John  Ratican

Portrait of John  Ratican Headstone Photograph


Jno. Ratican
Died
Dec. 11, 1902
Aged 66 yrs.
Co. B. 5. Tex.
Full Name: John  Ratican
Location: Section:Confederate Field, Section 2 (D)
Row:P  Number:14
Reason for Eligibility: Confederate Veteran 
Birth Date: 1836 
Died: December 11, 1902 
Burial Date:  
Confederate Home Roster Information:
Birth Place: Ireland 
Occupation: Railroader 
Marital Status: Widower 
Came To Texas: 1858 
Residence: Ft. Worth, Texas 
Admitted To Home: April 8, 1898 
Religion: Catholic 
Army: Northern Virginia 
Brigade: Hood's 
Regiment: 5th Texas Inf. 
Company:
 

RATICAN, JOHN (1836 ~ 1902). The following is a biography for John Ratican, Confederate veteran and inmate at the Texas Confederate Men's Home. The biography was provided by a Ratican descendent.

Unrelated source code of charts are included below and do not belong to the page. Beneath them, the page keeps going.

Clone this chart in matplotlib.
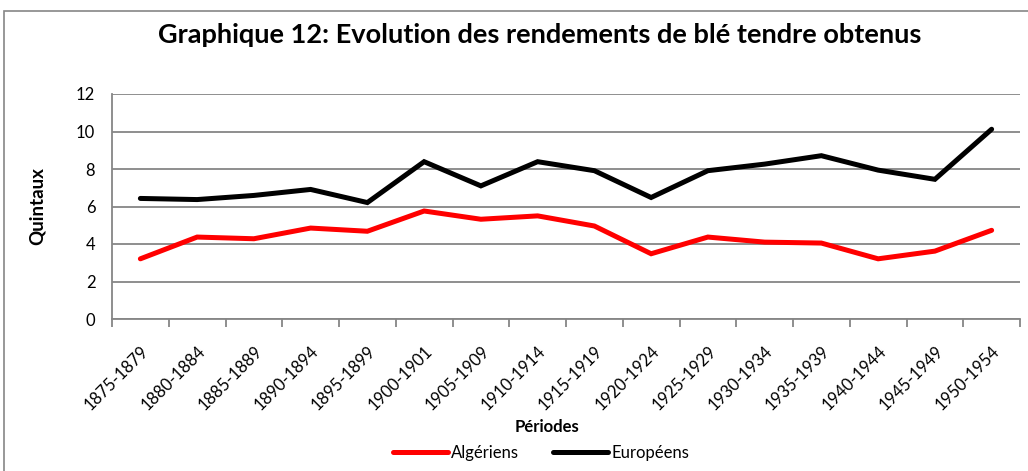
import matplotlib.pyplot as plt
from matplotlib.patches import Rectangle
from matplotlib.ticker import MultipleLocator, FixedLocator

plt.rcParams['font.family'] = ['Lato', 'DejaVu Sans']

periodes = ["1875-1879", "1880-1884", "1885-1889", "1890-1894", "1895-1899",
            "1900-1901", "1905-1909", "1910-1914", "1915-1919", "1920-1924",
            "1925-1929", "1930-1934", "1935-1939", "1940-1944", "1945-1949",
            "1950-1954"]
algeriens = [3.21, 4.37, 4.28, 4.85, 4.68, 5.76, 5.32, 5.50, 4.96, 3.48,
             4.37, 4.10, 4.05, 3.21, 3.62, 4.73]
europeens = [6.43, 6.37, 6.59, 6.91, 6.21, 8.39, 7.10, 8.39, 7.91, 6.48,
             7.91, 8.26, 8.71, 7.94, 7.45, 10.12]

GRID = "#868686"

fig = plt.figure(figsize=(10.28, 4.71), dpi=100)
fig.patches.append(Rectangle((4 / 1028, -0.01), 1.02, 1 - 11 / 471 + 0.01,
                             transform=fig.transFigure, fill=False,
                             edgecolor=GRID, linewidth=1.2))

ax = fig.add_axes([112 / 1028, 1 - 319 / 471, 908 / 1028, 225 / 471])
x = range(len(periodes))
ax.plot(x, algeriens, color="#ff0000", linewidth=3.6, label="Algériens",
        solid_capstyle="round", solid_joinstyle="miter")
ax.plot(x, europeens, color="black", linewidth=3.6, label="Européens",
        solid_capstyle="round", solid_joinstyle="miter")

ax.set_xlim(-0.5, len(periodes) - 0.5)
ax.set_ylim(0, 12)
ax.yaxis.set_major_locator(MultipleLocator(2))
ax.grid(axis="y", color=GRID, linewidth=1.3)
ax.set_axisbelow(True)
for s in ["top", "right"]:
    ax.spines[s].set_visible(False)
for s in ["left", "bottom"]:
    ax.spines[s].set_color(GRID)
    ax.spines[s].set_linewidth(1.3)

ax.set_xticks(list(x))
ax.set_xticklabels(periodes, rotation=45, ha="right", va="top",
                   rotation_mode="anchor", fontsize=12)
ax.tick_params(axis="x", which="major", length=0, pad=17)
ax.xaxis.set_minor_locator(FixedLocator([i - 0.5 for i in range(len(periodes) + 1)]))
ax.tick_params(axis="x", which="minor", length=6, color=GRID, width=1.3)
ax.tick_params(axis="y", length=0, labelsize=12, pad=12)

ax.set_ylabel("Quintaux", fontsize=13.5, fontweight="bold", labelpad=22)
ax.set_xlabel("Périodes", fontsize=12, fontweight="bold", va="center")
ax.xaxis.set_label_coords((547 - 112) / 908, (319 - 427) / 225)

fig.text(540 / 1028, 1 - 35 / 471, "Graphique 12: Evolution des rendements de blé tendre obtenus",
         ha="center", va="center", fontsize=19.5, fontweight="bold")

fig.legend(loc="center", bbox_to_anchor=(541 / 1028, 1 - 453 / 471), ncol=2,
           frameon=False, fontsize=12, handlelength=3.3, handletextpad=0.2,
           columnspacing=2.0)

fig.savefig("out.png", dpi=100)
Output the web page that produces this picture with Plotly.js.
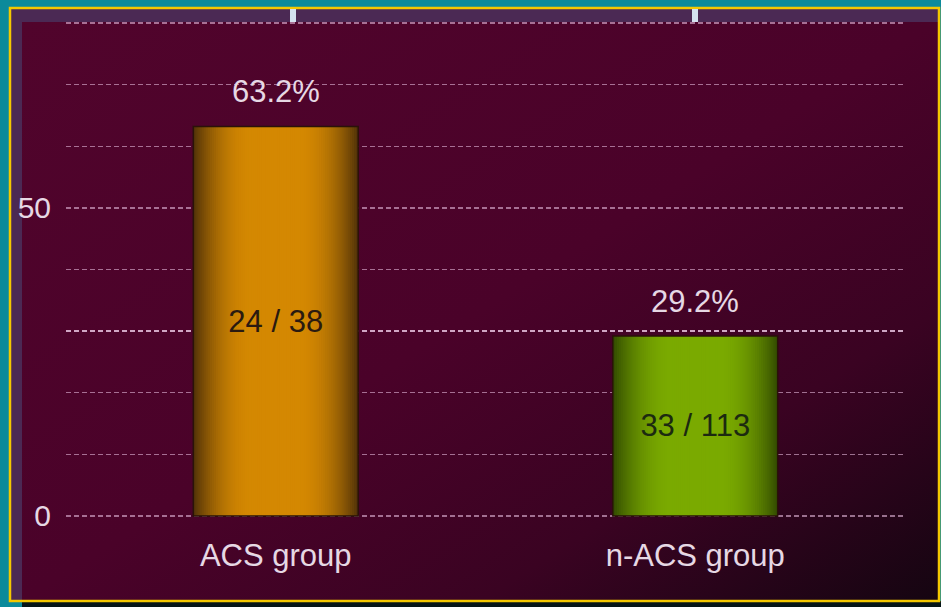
<!DOCTYPE html>
<html>
<head>
<meta charset="utf-8">
<script src="https://cdn.plot.ly/plotly-3.0.1.min.js"></script>
<style>
html,body{margin:0;padding:0;background:#0b8a9b;}
#chart{width:941px;height:607px;}
</style>
</head>
<body>
<div id="chart"></div>
<script>
// ---- data ----
const categories = ['ACS group', 'n-ACS group'];
const percentValues = [63.2, 29.2];
const eventCounts = [24, 33];
const groupTotals = [38, 113];
const yTickValues = [0, 10, 20, 30, 40, 50, 60, 70, 80];
const yTickLabels = ['0', '', '', '', '', '50', '', '', ''];

// ---- style ----
const FONT = 'Liberation Sans, Arial, sans-serif';
const LIGHT = '#e6d8e4';
const BAR_WIDTH = 0.393;
const edgeColors = [[84, 52, 8], [52, 78, 0]];
const centerColors = [[212, 136, 2], [122, 170, 0]];
const insideTextColors = ['#2a1a10', '#1c2a10'];
const N_LAYERS = 40;

// plot area in pixels: x 66..905, y 20..519
const PX = p => (p - 66) / 839;
const PY = p => (519 - p) / 499;

function mix(a, b, t) {
  return 'rgb(' + a.map((v, i) => Math.round(v + (b[i] - v) * t)).join(',') + ')';
}

const traces = [];
for (let j = 0; j < N_LAYERS; j++) {
  const t = j / N_LAYERS;
  let s = Math.min(1, t / 0.7);
  s = s * (2 - s);
  traces.push({
    type: 'bar',
    x: categories,
    y: percentValues,
    width: BAR_WIDTH * (1 - t),
    marker: {color: categories.map((c, i) => mix(edgeColors[i], centerColors[i], s)), line: {width: 0}},
    hoverinfo: 'skip',
    showlegend: false
  });
}
// top transparent layer: outline + inside label
traces.push({
  type: 'bar',
  x: categories,
  y: percentValues,
  width: BAR_WIDTH,
  marker: {color: 'rgba(0,0,0,0)', line: {color: '#2a1208', width: 1.5}},
  text: categories.map((c, i) => eventCounts[i] + ' / ' + groupTotals[i]),
  textposition: 'inside',
  insidetextanchor: 'middle',
  textangle: 0,
  constraintext: 'none',
  textfont: {family: FONT, size: 31, color: insideTextColors},
  showlegend: false
});

const annotations = categories.map((c, i) => ({
  x: c, y: percentValues[i], xref: 'x', yref: 'y',
  text: percentValues[i].toFixed(1) + '%',
  showarrow: false, yanchor: 'middle', yshift: 35,
  font: {family: FONT, size: 31, color: LIGHT}
}));

const bgSvg = "<svg xmlns='http://www.w3.org/2000/svg' width='100' height='100' viewBox='0 0 100 100' preserveAspectRatio='none'>" +
  "<defs><linearGradient id='g' x1='0' y1='0' x2='1' y2='1'>" +
  "<stop offset='0' stop-color='#51042c'/><stop offset='0.5' stop-color='#4a0229'/>" +
  "<stop offset='0.75' stop-color='#3a0322'/><stop offset='1' stop-color='#150511'/>" +
  "</linearGradient></defs><rect width='100' height='100' fill='url(#g)'/></svg>";

const shapes = [
  {type: 'rect', xref: 'paper', yref: 'paper', x0: PX(10), x1: PX(939), y0: PY(22), y1: PY(8), fillcolor: '#4b2954', line: {width: 0}, layer: 'below'},
  {type: 'rect', xref: 'paper', yref: 'paper', x0: PX(10), x1: PX(22), y0: PY(601), y1: PY(22), fillcolor: '#4b2954', line: {width: 0}, layer: 'below'},
  {type: 'rect', xref: 'paper', yref: 'paper', x0: PX(22), x1: PX(941), y0: PY(607), y1: PY(601), fillcolor: '#051517', line: {width: 0}, layer: 'below'},
  {type: 'rect', xref: 'paper', yref: 'paper', x0: PX(10), x1: PX(939), y0: PY(601), y1: PY(8), fillcolor: 'rgba(0,0,0,0)', line: {color: '#f4c800', width: 2.5}, layer: 'below'},
  {type: 'rect', xref: 'paper', yref: 'paper', x0: PX(290), x1: PX(296), y0: PY(22), y1: PY(9), fillcolor: '#d4e2f0', line: {width: 0}, layer: 'below'},
  {type: 'rect', xref: 'paper', yref: 'paper', x0: PX(692), x1: PX(698), y0: PY(22), y1: PY(9), fillcolor: '#d4e2f0', line: {width: 0}, layer: 'below'},
  {type: 'line', xref: 'paper', yref: 'y', x0: 0, x1: 1, y0: 30, y1: 30, line: {color: 'rgba(245,225,240,0.85)', width: 1.5, dash: '5px,3px'}, layer: 'below'}
];

const layout = {
  width: 941, height: 607,
  margin: {l: 66, r: 36, t: 20, b: 88, pad: 0},
  paper_bgcolor: '#0b8a9b',
  plot_bgcolor: 'rgba(0,0,0,0)',
  barmode: 'overlay',
  showlegend: false,
  font: {family: FONT, color: LIGHT},
  xaxis: {
    type: 'category', range: [-0.5, 1.5], showgrid: false, zeroline: false,
    showline: false, ticks: '', ticklabelstandoff: 15,
    tickfont: {family: FONT, size: 31, color: LIGHT}, fixedrange: true
  },
  yaxis: {
    range: [-0.5, 80.5], tickmode: 'array', tickvals: yTickValues, ticktext: yTickLabels,
    showgrid: true, gridcolor: 'rgba(225,180,215,0.62)', gridwidth: 1.3, griddash: '5px,3px',
    zeroline: false, showline: false, ticks: '', ticklabelstandoff: 14,
    tickfont: {family: FONT, size: 30, color: LIGHT}, fixedrange: true
  },
  images: [{
    source: 'data:image/svg+xml;base64,' + btoa(bgSvg),
    xref: 'paper', yref: 'paper', x: PX(22), y: PY(22),
    sizex: PX(938) - PX(22), sizey: PY(22) - PY(601),
    xanchor: 'left', yanchor: 'top', sizing: 'stretch', layer: 'below'
  }],
  shapes: shapes,
  annotations: annotations
};

Plotly.newPlot('chart', traces, layout, {staticPlot: true, displayModeBar: false});
</script>
</body>
</html>
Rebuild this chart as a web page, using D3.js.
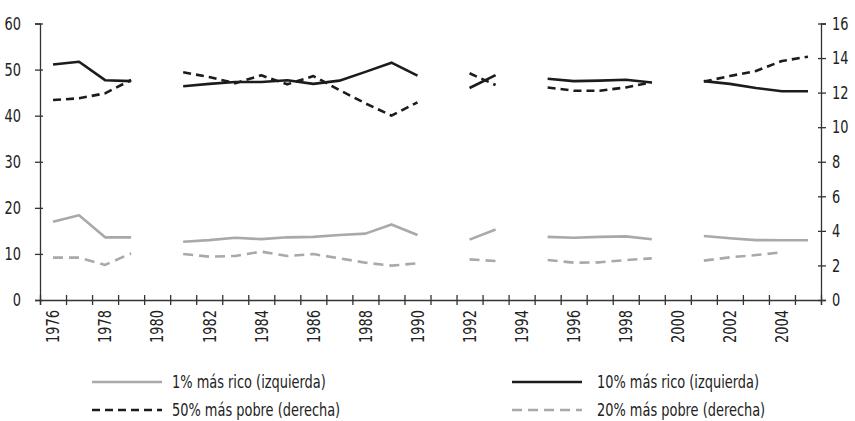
<!DOCTYPE html>
<html>
<head>
<meta charset="utf-8">
<script src="https://cdn.jsdelivr.net/npm/d3@7"></script>
<style>
  body { margin: 0; background: #fff; }
  svg text { font-family: "DejaVu Sans Condensed", "Liberation Sans", sans-serif; fill: #222; }
</style>
</head>
<body>
<svg id="chart" width="855" height="421"></svg>
<script>
const years = [1976, 1977, 1978, 1979, 1980, 1981, 1982, 1983, 1984, 1985,
  1986, 1987, 1988, 1989, 1990, 1991, 1992, 1993, 1994, 1995,
  1996, 1997, 1998, 1999, 2000, 2001, 2002, 2003, 2004, 2005];

const yearLabels = [1976, 1978, 1980, 1982, 1984, 1986, 1988, 1990,
  1992, 1994, 1996, 1998, 2000, 2002, 2004];

// left axis (%)
const top1 = [17.0, 18.4, 13.6, 13.6, null, 12.65, 13.0, 13.5, 13.2, 13.6,
  13.7, 14.1, 14.4, 16.4, 14.1, null, 13.1, 15.3, null, 13.7,
  13.5, 13.7, 13.8, 13.2, null, 13.9, 13.4, 13.0, 12.95, 12.95];

const top10 = [51.1, 51.7, 47.7, 47.5, null, 46.4, 46.9, 47.3, 47.3, 47.7,
  46.9, 47.6, 49.5, 51.5, 48.7, null, 46.0, 48.8, null, 48.0,
  47.5, 47.6, 47.8, 47.2, null, 47.5, 46.9, 46.0, 45.3, 45.3];

// right axis (%)
const bottom50 = [11.57, 11.67, 11.96, 12.73, null, 13.18, 12.9, 12.54, 13.0, 12.48,
  12.96, 12.15, 11.38, 10.67, 11.44, null, 13.12, 12.44, null, 12.3,
  12.11, 12.11, 12.3, 12.6, null, 12.64, 12.96, 13.25, 13.83, 14.08];

const bottom20 = [2.45, 2.45, 2.03, 2.7, null, 2.66, 2.51, 2.55, 2.8, 2.55,
  2.66, 2.41, 2.16, 1.99, 2.12, null, 2.35, 2.26, null, 2.31,
  2.16, 2.18, 2.31, 2.41, null, 2.28, 2.47, 2.6, 2.76, null];

const leftTicks = [0, 10, 20, 30, 40, 50, 60];
const rightTicks = [0, 2, 4, 6, 8, 10, 12, 14, 16];

const BLACK = '#1c1c1c';
const GREY = '#a9a9a9';
const AXIS = '#333';
const SQUEEZE = 'scale(0.8,1)'; // narrow the glyphs like the condensed face of the original

const series = [
  { label: '1% más rico (izquierda)', values: top1, axis: 'left', color: GREY, dash: null },
  { label: '10% más rico (izquierda)', values: top10, axis: 'left', color: BLACK, dash: null },
  { label: '50% más pobre (derecha)', values: bottom50, axis: 'right', color: BLACK, dash: '8,5' },
  { label: '20% más pobre (derecha)', values: bottom20, axis: 'right', color: GREY, dash: '10,6' }
];

const plot = { left: 40, right: 821, top: 23.5, bottom: 300 };

const svg = d3.select('#chart');

const x = d3.scaleBand()
  .domain(years)
  .range([plot.left, plot.right])
  .padding(0);

// band edges for the tick marks
const xEdge = d3.scaleLinear()
  .domain([years[0] - 0.5, years[years.length - 1] + 0.5])
  .range([plot.left, plot.right]);

const yLeft = d3.scaleLinear().domain([0, 60]).range([plot.bottom, plot.top]);
const yRight = d3.scaleLinear().domain([0, 16]).range([plot.bottom, plot.top]);

const xc = d => x(d) + x.bandwidth() / 2;

// lines
series.forEach(s => {
  const y = s.axis === 'left' ? yLeft : yRight;
  const line = d3.line()
    .defined(d => d.v != null)
    .x(d => xc(d.year))
    .y(d => y(d.v));

  svg.append('path')
    .datum(years.map((year, i) => ({ year, v: s.values[i] })))
    .attr('fill', 'none')
    .attr('stroke', s.color)
    .attr('stroke-width', 2.6)
    .attr('stroke-dasharray', s.dash)
    .attr('stroke-linejoin', 'round')
    .attr('d', line);
});

// axes
function styleAxis(g) {
  g.select('.domain').attr('stroke', AXIS).attr('stroke-width', 1.3);
  g.selectAll('.tick line').attr('stroke', AXIS).attr('stroke-width', 1.3);
  g.selectAll('text').style('font-size', '18px').attr('fill', '#222');
}

const gLeft = svg.append('g')
  .attr('transform', `translate(${plot.left},0)`)
  .call(d3.axisLeft(yLeft).tickValues(leftTicks).tickSizeOuter(0).tickSize(5).tickPadding(13))
  .call(styleAxis);
gLeft.selectAll('.tick line').attr('x1', 3);
gLeft.selectAll('.tick text').attr('x', 0).attr('transform', `translate(-19,0) ${SQUEEZE}`);

const gRight = svg.append('g')
  .attr('transform', `translate(${plot.right},0)`)
  .call(d3.axisRight(yRight).tickValues(rightTicks).tickSizeOuter(0).tickSize(5).tickPadding(6))
  .call(styleAxis);
gRight.selectAll('.tick line').attr('x1', -3);
gRight.selectAll('.tick text').attr('x', 0).attr('transform', `translate(11,0) ${SQUEEZE}`);

const gBottom = svg.append('g')
  .attr('transform', `translate(0,${plot.bottom})`)
  .call(d3.axisBottom(xEdge)
    .tickValues(years.concat([years[years.length - 1] + 1]).map(d => d - 0.5))
    .tickSizeOuter(0)
    .tickSize(5)
    .tickFormat(''))
  .call(styleAxis);
gBottom.selectAll('.tick line').attr('y1', -5);

const gLabels = svg.append('g')
  .attr('transform', `translate(0,${plot.bottom})`)
  .call(d3.axisBottom(x).tickValues(yearLabels).tickSize(0).tickFormat(d3.format('d')));
gLabels.select('.domain').remove();
gLabels.selectAll('text')
  .style('font-size', '18px')
  .attr('fill', '#222')
  .attr('text-anchor', 'end')
  .attr('transform', `rotate(-90) translate(-10,0) ${SQUEEZE}`)
  .attr('x', 0)
  .attr('y', 0)
  .attr('dy', '0.35em');

// legend
const legendPos = [
  { x: 92, y: 382 },
  { x: 512, y: 382 },
  { x: 92, y: 410 },
  { x: 512, y: 410 }
];

series.forEach((s, i) => {
  const p = legendPos[i];
  const g = svg.append('g').attr('transform', `translate(${p.x},${p.y})`);
  g.append('line')
    .attr('x1', 0).attr('x2', 70)
    .attr('stroke', s.color)
    .attr('stroke-width', 2.6)
    .attr('stroke-dasharray', s.dash);
  g.append('text')
    .attr('transform', `translate(${i % 2 === 0 ? 80 : 85},0) ${SQUEEZE}`)
    .attr('dy', '0.35em')
    .style('font-size', '18px')
    .text(s.label);
});
</script>
</body>
</html>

My great grandfather on my mother’s side was John R. Ratican and he was quite a figure. He was born in Ireland Dec. 11, 1836. He died alone in the Confederate Veterans’ Home in Austin on his birthday in 1902, although news reports said he “went to bed in good health.” He is buried in Austin in the State Cemetery. He recorded that he came to Texas in 1858, but we are not sure where he was. Signing up in Colorado County, he served in the Confederacy, Co. B of Hood’s Texas 5th Brigade. He was wounded at the Battle of Seven Pines. Newspaper reports show that after moving to Fort Worth in the 1880s he attended a number of Confederate veteran meetings there and the Fort Worth local Confederate Veterans’ group read resolutions about his passing (news reports from Genealogybank.com).
 
John was an early day civil engineering contractor. Throughout the 1880s there are many mentions of him in the Dallas and Fort Worth papers (available on Genealogy Bank) with various contracts. There are also numerous deeds on record in the Tarrant County Courthouse. For example, in 1883 he had a contract to pave the streets of FW (documented on the Fort Worth city website). In 1887 there are records of him selling property; he seems to have had real estate in several places around FW including the “Kennedy addition” where one sale alone of some lots brought in $6000, a lot of money before 1900. He is listed in the 1888 Dallas City Directory as a railroad contractor, but most of his work appears to have been in Fort Worth. In 1889 he gets a contract to build railroad in E. Texas from Nacogdoches to the Red River.  There was a lawsuit about this project recorded in the Southwestern Reporter; Ratican was on the winning side. In the early 1890s he appears in the FW Gazette several times having to do with street and sewer contracts; he also had contracts to do the lines for Fort Worth trolley service. 
 
 In 1891 he gets a contract to build railroad from the Fuente coal mines in Coahuila, Mexico, to Piedras Negras.  This contract was his downfall. If one consults Mexican history books and books on the history of railroads into Mexico, it soon becomes clear that in the early years of trying to bring rail to Mexico, both foreign and Mexican attempts were often disastrous for the investors. Ratican’s entire fortune and his personal life were the price he paid for this venture. It took a few years to play out, with sheriff sales of property, a lawsuit detailing how he tried to get his father-in-law to raise some money on his home in the Kennedy addition (since his credit was sour), and the dissolution of his marriage to my great grandmother, Mattie Daily Ratican.  The lawsuit about this particular scheme is also reported in the Southwestern Reporter and went to appeals court. The father-in-law had to repay the New York concern that had loaned him money, but Ratican’s home was not awarded to them. It ends in the hands of a daughter of John Ratican.
 

John’s personal life had always been complicated; it appears he was married to at least two women, my great grandmother and a woman named Bridget Ratican. Bridget divorced him in 1884. My great grandmother had three daughters by him, Stella, Hortense, and Ruth (my grandmother). Earlier he had children by a woman named Anna Kelly. Anna and her children Kate and James followed John to Fort Worth from St. Louis, Missouri. All of these people died in Fort Worth.  My great grandmother brought divorce proceedings against him in 1899; at that time he was already living in Austin in the Confederate Veterans’ Home. Family lore is that he turned to drink (what an Irish thing to do) and was no longer able to sustain himself or his family.

Further information is available through the Texas State Cemetery research department.